How many lines in the entries below include the string "that"? Answer with the number only.

╭─ Recorded data

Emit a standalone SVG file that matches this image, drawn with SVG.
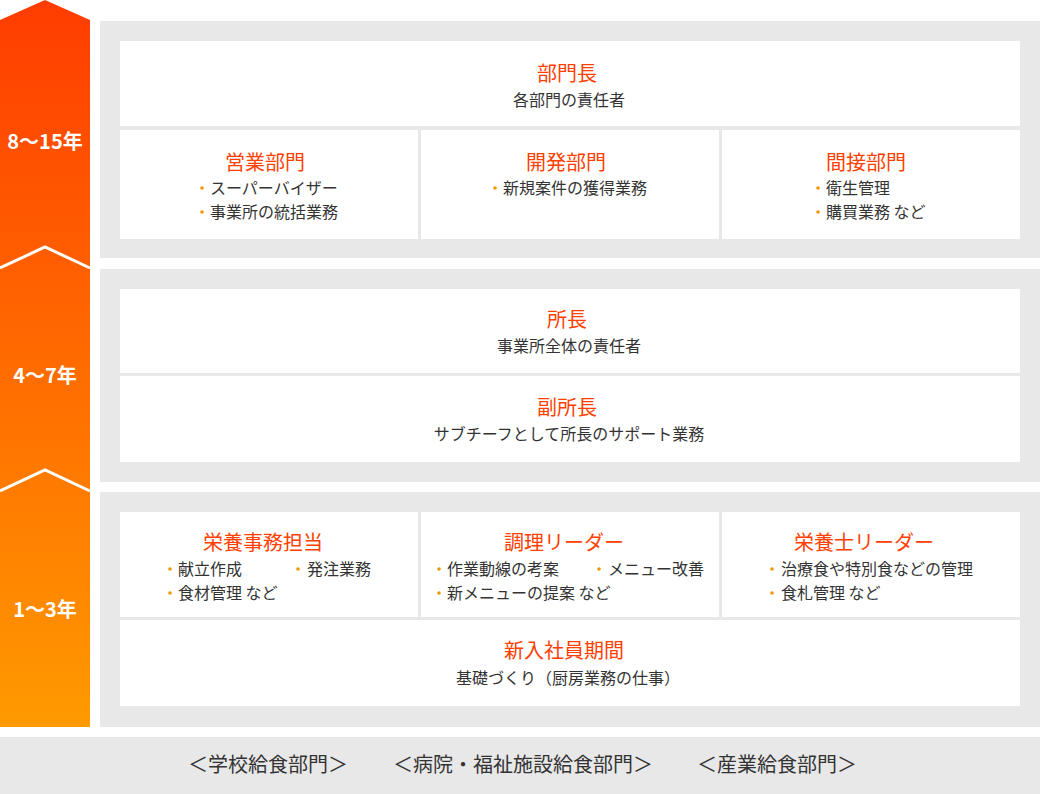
<svg xmlns="http://www.w3.org/2000/svg" width="1040" height="794" viewBox="0 0 1040 794">
<defs>
<linearGradient id="g" x1="0" y1="0" x2="0" y2="1">
<stop offset="0" stop-color="#FF3C00"/>
<stop offset="1" stop-color="#FF9A00"/>
</linearGradient>
<style>
.panel{fill:#E8E8E8}
.box{fill:#FFFFFF}
.t{font-family:"Noto Sans CJK JP","Noto Sans",sans-serif;font-size:20px;fill:#FF4000;text-anchor:middle}
.s{font-family:"Noto Sans CJK JP","Noto Sans",sans-serif;font-size:16px;fill:#333333;text-anchor:middle}
.b{font-family:"Noto Sans CJK JP","Noto Sans",sans-serif;font-size:16px;fill:#333333}
.d{fill:#F39800}
.y{font-family:"Noto Sans CJK JP","Noto Sans",sans-serif;font-size:20px;font-weight:bold;fill:#FFFFFF;text-anchor:middle}
.f{font-family:"Noto Sans CJK JP","Noto Sans",sans-serif;font-size:20px;fill:#333333}
.chev{fill:none;stroke:#FFFFFF;stroke-width:3}
</style>
</defs>
<rect width="1040" height="794" fill="#FFFFFF"/>

<g id="arrow">
<polygon points="45,0 90,20 90,727 0,727 0,20" fill="url(#g)"/>
<polyline class="chev" points="0,268 45,247 90,268"/>
<polyline class="chev" points="0,491 45,470 90,491"/>
<text class="y" x="45" y="149">8〜15年</text>
<text class="y" x="45" y="383">4〜7年</text>
<text class="y" x="45" y="617">1〜3年</text>
</g>

<g id="panels">
<rect class="panel" x="100" y="21" width="940" height="237"/>
<rect class="panel" x="100" y="269" width="940" height="213"/>
<rect class="panel" x="100" y="492" width="940" height="235"/>
<rect class="panel" x="0" y="737" width="1040" height="57"/>
</g>

<g id="n-bumoncho">
<rect class="box" x="120" y="41" width="900" height="85"/>
<text class="t" x="567" y="81">部門長</text>
<text class="s" x="569" y="106">各部門の責任者</text>
</g>

<g id="n-eigyo">
<rect class="box" x="120" y="130" width="298" height="109"/>
<text class="t" x="265" y="170">営業部門</text>
<circle class="d" cx="202" cy="188" r="1.8"/>
<text class="b" x="210" y="194">スーパーバイザー</text>
<circle class="d" cx="202" cy="212" r="1.8"/>
<text class="b" x="210" y="218">事業所の統括業務</text>
</g>

<g id="n-kaihatsu">
<rect class="box" x="421" y="130" width="298" height="109"/>
<text class="t" x="566" y="170">開発部門</text>
<circle class="d" cx="495" cy="188" r="1.8"/>
<text class="b" x="503" y="194">新規案件の獲得業務</text>
</g>

<g id="n-kansetsu">
<rect class="box" x="722" y="130" width="298" height="109"/>
<text class="t" x="866" y="170">間接部門</text>
<circle class="d" cx="818" cy="188" r="1.8"/>
<text class="b" x="826" y="194">衛生管理</text>
<circle class="d" cx="818" cy="212" r="1.8"/>
<text class="b" x="826" y="218">購買業務 など</text>
</g>

<g id="n-shocho">
<rect class="box" x="120" y="289" width="900" height="84"/>
<text class="t" x="567" y="327">所長</text>
<text class="s" x="569" y="352">事業所全体の責任者</text>
</g>

<g id="n-fukushocho">
<rect class="box" x="120" y="376" width="900" height="86"/>
<text class="t" x="567" y="415">副所長</text>
<text class="s" x="569" y="440">サブチーフとして所長のサポート業務</text>
</g>

<g id="n-eiyojimu">
<rect class="box" x="120" y="512" width="298" height="105"/>
<text class="t" x="263" y="550">栄養事務担当</text>
<circle class="d" cx="170" cy="569" r="1.8"/>
<text class="b" x="178" y="575">献立作成</text>
<circle class="d" cx="298" cy="569" r="1.8"/>
<text class="b" x="307" y="575">発注業務</text>
<circle class="d" cx="170" cy="593" r="1.8"/>
<text class="b" x="178" y="599">食材管理 など</text>
</g>

<g id="n-chori">
<rect class="box" x="421" y="512" width="298" height="105"/>
<text class="t" x="564" y="550">調理リーダー</text>
<circle class="d" cx="439" cy="569" r="1.8"/>
<text class="b" x="447" y="575">作業動線の考案</text>
<circle class="d" cx="599" cy="569" r="1.8"/>
<text class="b" x="608" y="575">メニュー改善</text>
<circle class="d" cx="439" cy="593" r="1.8"/>
<text class="b" x="447" y="599">新メニューの提案 など</text>
</g>

<g id="n-eiyoshi">
<rect class="box" x="722" y="512" width="298" height="105"/>
<text class="t" x="864" y="550">栄養士リーダー</text>
<circle class="d" cx="772" cy="569" r="1.8"/>
<text class="b" x="781" y="575">治療食や特別食などの管理</text>
<circle class="d" cx="772" cy="593" r="1.8"/>
<text class="b" x="781" y="599">食札管理 など</text>
</g>

<g id="n-shinnyu">
<rect class="box" x="120" y="620" width="900" height="86"/>
<text class="t" x="564" y="658">新入社員期間</text>
<text class="s" x="568" y="684">基礎づくり（厨房業務の仕事）</text>
</g>

<g id="footer">
<text class="f" x="188" y="772">＜学校給食部門＞</text>
<text class="f" x="393" y="772">＜病院・福祉施設給食部門＞</text>
<text class="f" x="697" y="772">＜産業給食部門＞</text>
</g>

<g id="connectors"></g>
</svg>
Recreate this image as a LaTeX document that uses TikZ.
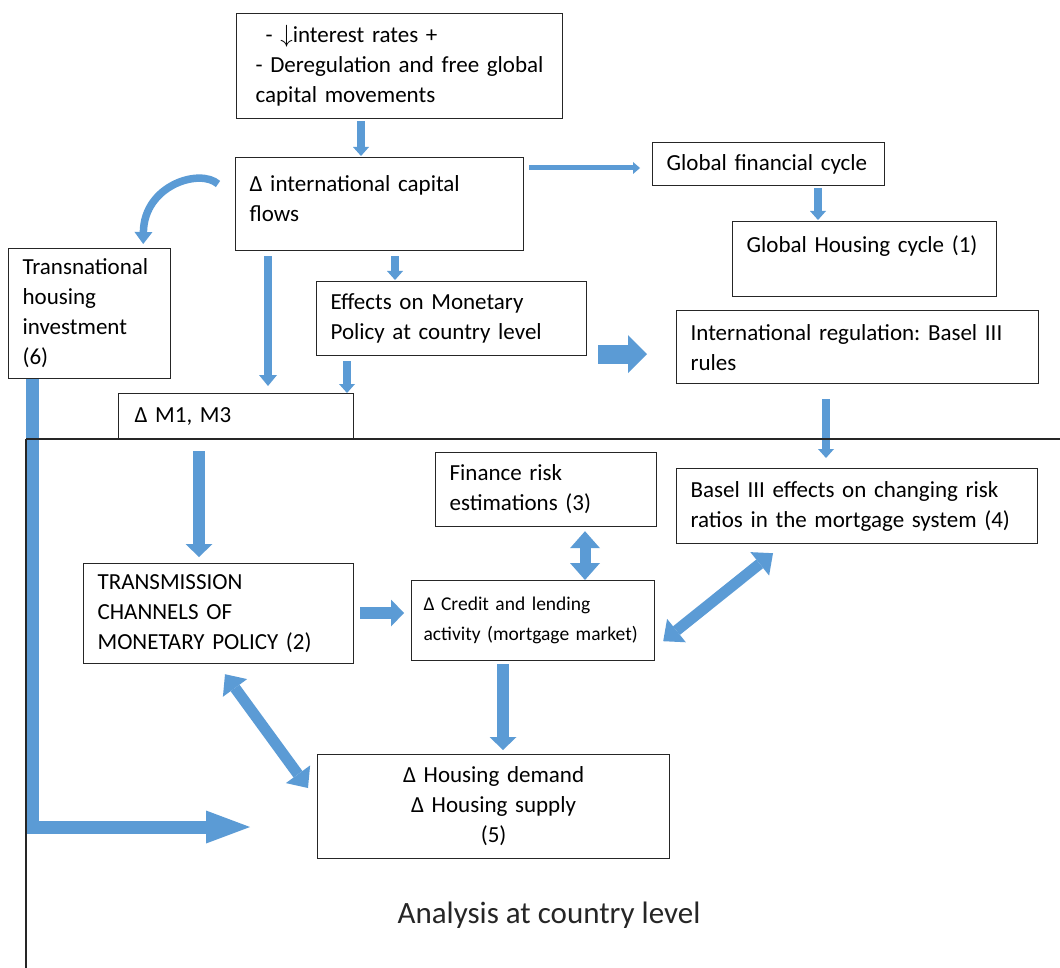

╰─

*Result for this exercise*. 2